In full and without alteration, repeat the material.

━━ Raw records ━━

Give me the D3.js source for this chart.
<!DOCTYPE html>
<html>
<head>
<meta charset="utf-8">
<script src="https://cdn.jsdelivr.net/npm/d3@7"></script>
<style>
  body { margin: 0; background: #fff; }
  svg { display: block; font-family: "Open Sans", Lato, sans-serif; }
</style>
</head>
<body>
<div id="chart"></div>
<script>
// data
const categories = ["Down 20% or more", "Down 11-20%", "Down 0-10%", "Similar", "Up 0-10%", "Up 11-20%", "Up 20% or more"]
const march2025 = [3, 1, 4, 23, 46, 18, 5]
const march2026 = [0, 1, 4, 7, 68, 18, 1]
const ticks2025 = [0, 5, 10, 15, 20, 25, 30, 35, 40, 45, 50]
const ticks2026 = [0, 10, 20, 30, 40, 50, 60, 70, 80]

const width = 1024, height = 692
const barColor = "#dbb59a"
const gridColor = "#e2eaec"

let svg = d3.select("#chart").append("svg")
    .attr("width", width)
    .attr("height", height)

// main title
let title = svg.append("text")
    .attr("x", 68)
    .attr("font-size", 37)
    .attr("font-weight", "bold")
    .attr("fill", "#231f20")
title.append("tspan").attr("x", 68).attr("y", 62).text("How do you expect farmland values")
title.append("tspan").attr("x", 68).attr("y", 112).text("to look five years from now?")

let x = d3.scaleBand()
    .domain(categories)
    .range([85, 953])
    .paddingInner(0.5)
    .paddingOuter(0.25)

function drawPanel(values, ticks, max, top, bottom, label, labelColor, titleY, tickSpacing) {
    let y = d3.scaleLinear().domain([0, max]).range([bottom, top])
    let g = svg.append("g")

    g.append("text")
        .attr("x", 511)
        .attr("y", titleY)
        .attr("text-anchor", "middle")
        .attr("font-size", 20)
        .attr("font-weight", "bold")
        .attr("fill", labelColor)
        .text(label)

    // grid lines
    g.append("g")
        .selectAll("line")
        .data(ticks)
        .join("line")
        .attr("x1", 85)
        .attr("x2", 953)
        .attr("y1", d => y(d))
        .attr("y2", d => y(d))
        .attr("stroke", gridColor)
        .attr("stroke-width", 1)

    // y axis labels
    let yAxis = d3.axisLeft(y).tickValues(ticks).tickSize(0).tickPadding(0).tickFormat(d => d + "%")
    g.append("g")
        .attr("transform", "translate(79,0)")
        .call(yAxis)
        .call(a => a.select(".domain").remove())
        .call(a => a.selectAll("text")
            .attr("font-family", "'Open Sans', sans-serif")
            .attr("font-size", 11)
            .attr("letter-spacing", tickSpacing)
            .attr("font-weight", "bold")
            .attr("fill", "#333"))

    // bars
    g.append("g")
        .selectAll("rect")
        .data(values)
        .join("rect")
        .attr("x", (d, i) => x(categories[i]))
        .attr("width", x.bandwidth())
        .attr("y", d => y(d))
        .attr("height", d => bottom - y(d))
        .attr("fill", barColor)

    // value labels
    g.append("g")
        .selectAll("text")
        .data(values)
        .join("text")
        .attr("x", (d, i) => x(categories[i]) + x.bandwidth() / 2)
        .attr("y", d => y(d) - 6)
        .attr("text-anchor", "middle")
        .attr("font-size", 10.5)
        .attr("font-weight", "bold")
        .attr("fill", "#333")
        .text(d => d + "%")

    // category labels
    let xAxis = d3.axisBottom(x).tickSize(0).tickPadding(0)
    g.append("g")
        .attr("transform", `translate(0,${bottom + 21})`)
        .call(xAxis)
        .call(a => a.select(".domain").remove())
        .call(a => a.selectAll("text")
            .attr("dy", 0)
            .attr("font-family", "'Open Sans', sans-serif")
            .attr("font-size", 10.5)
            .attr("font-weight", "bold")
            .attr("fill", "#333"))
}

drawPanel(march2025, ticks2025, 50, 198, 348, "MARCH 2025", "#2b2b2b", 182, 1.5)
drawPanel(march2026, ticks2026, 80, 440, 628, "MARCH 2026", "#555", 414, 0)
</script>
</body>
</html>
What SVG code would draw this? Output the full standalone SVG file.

━━━

Expected answer =
Give me the D3.js source for this chart.
<!DOCTYPE html>
<html>
<head>
<meta charset="utf-8">
<script src="https://cdn.jsdelivr.net/npm/d3@7"></script>
<style>
  body { margin: 0; background: #fff; }
  svg { display: block; font-family: "Open Sans", Lato, sans-serif; }
</style>
</head>
<body>
<div id="chart"></div>
<script>
// data
const categories = ["Down 20% or more", "Down 11-20%", "Down 0-10%", "Similar", "Up 0-10%", "Up 11-20%", "Up 20% or more"]
const march2025 = [3, 1, 4, 23, 46, 18, 5]
const march2026 = [0, 1, 4, 7, 68, 18, 1]
const ticks2025 = [0, 5, 10, 15, 20, 25, 30, 35, 40, 45, 50]
const ticks2026 = [0, 10, 20, 30, 40, 50, 60, 70, 80]

const width = 1024, height = 692
const barColor = "#dbb59a"
const gridColor = "#e2eaec"

let svg = d3.select("#chart").append("svg")
    .attr("width", width)
    .attr("height", height)

// main title
let title = svg.append("text")
    .attr("x", 68)
    .attr("font-size", 37)
    .attr("font-weight", "bold")
    .attr("fill", "#231f20")
title.append("tspan").attr("x", 68).attr("y", 62).text("How do you expect farmland values")
title.append("tspan").attr("x", 68).attr("y", 112).text("to look five years from now?")

let x = d3.scaleBand()
    .domain(categories)
    .range([85, 953])
    .paddingInner(0.5)
    .paddingOuter(0.25)

function drawPanel(values, ticks, max, top, bottom, label, labelColor, titleY, tickSpacing) {
    let y = d3.scaleLinear().domain([0, max]).range([bottom, top])
    let g = svg.append("g")

    g.append("text")
        .attr("x", 511)
        .attr("y", titleY)
        .attr("text-anchor", "middle")
        .attr("font-size", 20)
        .attr("font-weight", "bold")
        .attr("fill", labelColor)
        .text(label)

    // grid lines
    g.append("g")
        .selectAll("line")
        .data(ticks)
        .join("line")
        .attr("x1", 85)
        .attr("x2", 953)
        .attr("y1", d => y(d))
        .attr("y2", d => y(d))
        .attr("stroke", gridColor)
        .attr("stroke-width", 1)

    // y axis labels
    let yAxis = d3.axisLeft(y).tickValues(ticks).tickSize(0).tickPadding(0).tickFormat(d => d + "%")
    g.append("g")
        .attr("transform", "translate(79,0)")
        .call(yAxis)
        .call(a => a.select(".domain").remove())
        .call(a => a.selectAll("text")
            .attr("font-family", "'Open Sans', sans-serif")
            .attr("font-size", 11)
            .attr("letter-spacing", tickSpacing)
            .attr("font-weight", "bold")
            .attr("fill", "#333"))

    // bars
    g.append("g")
        .selectAll("rect")
        .data(values)
        .join("rect")
        .attr("x", (d, i) => x(categories[i]))
        .attr("width", x.bandwidth())
        .attr("y", d => y(d))
        .attr("height", d => bottom - y(d))
        .attr("fill", barColor)

    // value labels
    g.append("g")
        .selectAll("text")
        .data(values)
        .join("text")
        .attr("x", (d, i) => x(categories[i]) + x.bandwidth() / 2)
        .attr("y", d => y(d) - 6)
        .attr("text-anchor", "middle")
        .attr("font-size", 10.5)
        .attr("font-weight", "bold")
        .attr("fill", "#333")
        .text(d => d + "%")

    // category labels
    let xAxis = d3.axisBottom(x).tickSize(0).tickPadding(0)
    g.append("g")
        .attr("transform", `translate(0,${bottom + 21})`)
        .call(xAxis)
        .call(a => a.select(".domain").remove())
        .call(a => a.selectAll("text")
            .attr("dy", 0)
            .attr("font-family", "'Open Sans', sans-serif")
            .attr("font-size", 10.5)
            .attr("font-weight", "bold")
            .attr("fill", "#333"))
}

drawPanel(march2025, ticks2025, 50, 198, 348, "MARCH 2025", "#2b2b2b", 182, 1.5)
drawPanel(march2026, ticks2026, 80, 440, 628, "MARCH 2026", "#555", 414, 0)
</script>
</body>
</html>
What SVG code would draw this? Output the full standalone SVG file.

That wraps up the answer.